On Tuesday I wrote briefly about how I go into work mode when I sit here:
This is my go-to spot when I can’t get my brain in gear to do any work at home. Which is often. But as soon as I sit here (which is where I am right now) – BAM, work happens. Writing, usually. There’s no internet, which helps, but even if there were, I know I’d still find it easier to get shit done.
Technically, I do have a designated work space at home. I have a gigantic desk (ahem, dining table), but somehow it’s so much harder to get work done there. Probably because I don’t JUST do work when I’m sat there. Big mistake, Marston. I guess my brain now associates that space with fucking around. It will be hard to break that habit. But maybe I don’t need to, since I can just come here.
If you, like me, struggle to get your shit together and start work when you’re at home, I highly suggest going somewhere else to work. Here are a few tips:
Go Somewhere Without Internet
This isn’t 100% necessary – but I do recommend not ever logging on to the internet in the place you go. If you have to request a password and type it in before you can get on the internet, that’s cool. Just don’t ever do that. It’s a barrier to entry that means you can’t just hop online like you do at home. But if you do it once, you’ll do it again. So don’t do it in the first place, okay? If you connect to the net, you’re doomed to three hours of Facebook + zero work.
Save Your Internet Jobs for Later
Obviously there are some tasks you NEED the internet for – answering emails, publishing blog posts and shit like that. In my experience, it’s better to save those jobs for later. Once I’ve spent some time in my work zone getting shit done, I find it so much easier to do the little internety jobs when I get home. I’m already feeling productive, which naturally makes me more inclined to do more work, and I also don’t have that lingering ‘there’s more important things I should be doing’ feeling that arises when I haven’t yet done my ‘real’ work; this leads to me fucking around because ‘I can’t do this work until I’ve done that work’. UGH.

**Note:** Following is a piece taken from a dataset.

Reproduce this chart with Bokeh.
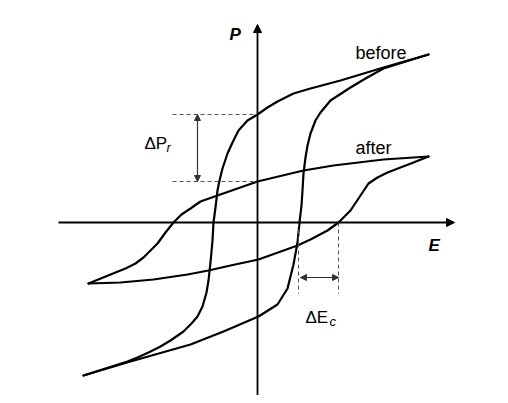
from bokeh.plotting import figure
from bokeh.models import Arrow, NormalHead, Label, Range1d
from bokeh.embed import file_html
from bokeh.resources import INLINE

# ---- data (arbitrary units: E field, polarization P) ----
# "before" loop: descending branch (from +Emax to -Emax)
before_down_E = [17.1, 12.6, 8.3, 5.3, 3.6, 2.0, 1.0, 0.0, -1.0, -1.9, -2.5, -3.0, -3.5, -3.8,
                 -4.0, -4.2, -4.4, -4.5, -4.7, -4.9, -5.1, -5.5, -6.0, -6.6, -7.4, -8.7, -9.7,
                 -10.9, -12.0, -13.0, -17.4]
before_down_P = [16.8, 15.5, 14.2, 13.4, 12.9, 12.1, 11.5, 10.8, 10.2, 9.2, 8.0, 6.9, 5.4, 4.2,
                 3.2, 1.5, 0.0, -1.8, -4.0, -5.8, -7.0, -8.4, -9.4, -10.1, -10.9, -11.8, -12.4,
                 -13.0, -13.5, -13.9, -15.3]
# "before" loop: ascending branch (from -Emax to +Emax)
before_up_E = [-17.4, -12.7, -6.7, -3.4, 0.1, 2.0, 3.0, 3.6, 4.0, 4.2, 4.4, 4.5, 4.6, 4.8,
               5.0, 5.3, 5.8, 6.3, 7.3, 9.3, 10.8, 12.6, 17.1]
before_up_P = [-15.3, -13.9, -12.2, -10.9, -9.4, -8.2, -6.6, -4.2, -2.0, 0.0, 1.7, 3.2, 4.9, 6.5,
               7.7, 8.9, 10.2, 11.0, 12.2, 13.5, 14.4, 15.4, 16.8]
# "after" loop: descending branch
after_down_E = [17.1, 12.6, 7.6, 4.6, 0.0, -4.0, -5.7, -6.7, -7.6, -8.4, -9.2, -10.0, -10.7,
                -11.4, -12.2, -13.2, -14.2, -16.9]
after_down_P = [6.6, 6.3, 5.7, 5.2, 4.1, 2.7, 2.1, 1.4, 0.8, 0.0, -1.0, -2.1, -2.8,
                -3.5, -4.1, -4.6, -5.0, -6.1]
# "after" loop: ascending branch
after_up_E = [-16.9, -13.7, -10.4, -7.0, -4.9, -2.7, 0.1, 4.0, 5.3, 7.0, 8.1, 9.3, 10.3,
              11.1, 12.0, 13.0, 14.3, 15.6, 17.1]
after_up_P = [-6.1, -6.0, -5.7, -5.2, -4.8, -4.3, -3.7, -2.3, -1.7, -0.8, 0.0, 1.2, 2.7,
              3.9, 4.5, 5.0, 5.5, 6.0, 6.6]

# characteristic values
Pr_before = 10.8
Pr_after = 4.1
Ec_before = 4.1
Ec_after = 8.1

p = figure(width=500, height=395, x_range=Range1d(-25.7, 24.3), y_range=Range1d(-17.3, 22.2),
           output_backend="svg", toolbar_location=None, x_axis_type=None, y_axis_type=None,
           min_border=0)
p.outline_line_color = None
p.background_fill_color = "white"
p.border_fill_color = "white"

# axes with arrows
p.add_layout(Arrow(end=NormalHead(size=8, fill_color="black", line_color="black", line_width=1),
                   x_start=-19.9, y_start=0, x_end=19.7, y_end=0,
                   line_color="black", line_width=1.8))
p.add_layout(Arrow(end=NormalHead(size=8, fill_color="black", line_color="black", line_width=1),
                   x_start=0, y_start=-17.6, x_end=0, y_end=19.8,
                   line_color="black", line_width=1.8))

# loops
for xs, ys in [(before_down_E, before_down_P), (before_up_E, before_up_P),
               (after_down_E, after_down_P), (after_up_E, after_up_P)]:
    p.line(xs, ys, line_color="black", line_width=2.2, line_join="round", line_cap="round")

# dashed guides for delta Pr
dash_col = "#555555"
for pr in [Pr_before, Pr_after]:
    p.line([-8.5, 0], [pr, pr], line_color=dash_col, line_width=1, line_dash="4 3")
p.add_layout(Arrow(start=NormalHead(size=6, fill_color="#333333", line_color="#333333"),
                   end=NormalHead(size=6, fill_color="#333333", line_color="#333333"),
                   x_start=-6.0, y_start=Pr_after, x_end=-6.0, y_end=Pr_before,
                   line_color="#333333", line_width=1.2))

# dashed guides for delta Ec
for ec in [Ec_before, Ec_after]:
    p.line([ec, ec], [0, -7.1], line_color=dash_col, line_width=1, line_dash="4 3")
p.add_layout(Arrow(start=NormalHead(size=6, fill_color="#333333", line_color="#333333"),
                   end=NormalHead(size=6, fill_color="#333333", line_color="#333333"),
                   x_start=Ec_before + 0.2, y_start=-5.5, x_end=Ec_after, y_end=-5.5,
                   line_color="#333333", line_width=1.2))

font = "Liberation Sans"
def lab(x, y, t, size, style="normal"):
    p.add_layout(Label(x=x, y=y, text=t, text_font=font, text_font_size=size,
                       text_font_style=style, text_color="black", text_baseline="alphabetic",
                       text_align="left"))

lab(9.8, 17.0, "before", "18px")
lab(9.8, 7.5, "after", "18px")
lab(-2.8, 18.8, "P", "17px", "bold italic")
lab(17.1, -2.3, "E", "17px", "bold italic")
lab(-11.3, 7.9, "\u0394P", "17px")
lab(-9.1, 7.5, "r", "13px", "italic")
lab(4.8, -9.5, "\u0394E", "17px")
lab(7.2, -9.9, "c", "13px", "italic")

open("out.html", "w").write(file_html(p, INLINE))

Plan What You’re Going to Do Before You Leave
This is crucial. You need to know what work you plan to do before you sit down, otherwise you may find yourself twiddling your thumbs, staring into space, or looking up Facebook on your phone. Also, perhaps even more importantly, you need to plan what you’re going to do in case there IS something you need the internet for. You can grab anything you need from the web before you head out the door. But only if you know what it is you need. Working on some client work? Have your research notes ready before you leave.
Find a Place You Like and Stick to It
I’m incredibly lucky to have this weird unused table getup in a shopping centre a 15 minute walk from my home. I can come here any time of day, and I don’t even have to buy a coffee. You may not be so lucky, but that doesn’t mean you can’t take of advantage of the reason this works: I sit here, something in my brain flips, and I am in work mode. The same thing can happen for you, if you’re consistent. Maybe just getting out of your home will be enough for you, but I’ve found there are a few things I need: a table and a chair, and no internet. Well, I guess those are the only requirements. My laptop helps too, I guess.
Have a Back-Up Place
It’s a good idea to have a few places to work from. Sometimes all these tables are taken and I have to go sit at the Starbucks downstairs. I still manage to get in to work mode pretty easily when I go there, but I don’t like it as much. (I have to buy coffee for starters.) Maybe your favourite cafe will be closed for renovations, or only opens on certain days. Or maybe you just get bored of sitting in the same place day in, day out. You need to know what you’ll do if you arrive at your chosen place and for whatever reason can’t use it.
And, well, that’s really all there is to it. And, as a bonus, if you separate your home and work space, you’ll be able to relax properly when you’re at home, instead of constantly feeling like you have to work. Plus you’ll leave the house every day, which can be something of a rarity for freelancers.